Это понятие контроля настолько скользкое, что его тонкости могут сбить с толку. Хоть убийца в данном смысле – жертва своего хозяина, он неосознанно вступает с ним в сговор, поскольку в некоторых случаях убийство является личным предохранительным клапаном, который может предотвратить нечто «худшее», например, полный психический распад личности. «Общество видит тех, кто уничтожен, а не скрытую фигуру того, кто таким образом защищен… Этическая цель убийцы индивидуальна, она очень личная и остается невидимой как для окружающих, так и для него самого»

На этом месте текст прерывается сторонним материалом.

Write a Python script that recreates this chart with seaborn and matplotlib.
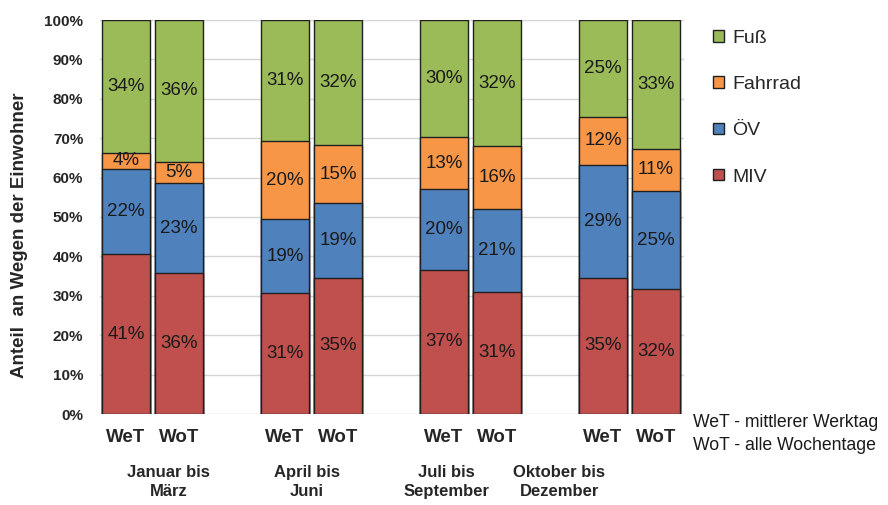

[58]. В своих внутренних переживаниях убийца должен принести в жертву других, чтобы спасти себя, и таким образом идея контроля из пассивной переходит в активную. Джеффри Дамер боялся находиться под контролем таинственной безымянной силы, которую не понимал. Его ответом стал контроль своих жертв, другими словами, захват инициативы. Мы снова и снова слушали, как он говорит, что больше всего в своей «никчемной» жизни хотел хоть что-то контролировать, и только когда он оставался наедине со своей добычей, он испытывал ощущение «победы». Это еще один парадокс: способом противостоять невыносимой беспомощности, которую он ощущал при подчинении, стало навязывание этой же беспомощности своим жертвам. Это прямой перенос, своего рода возмездие.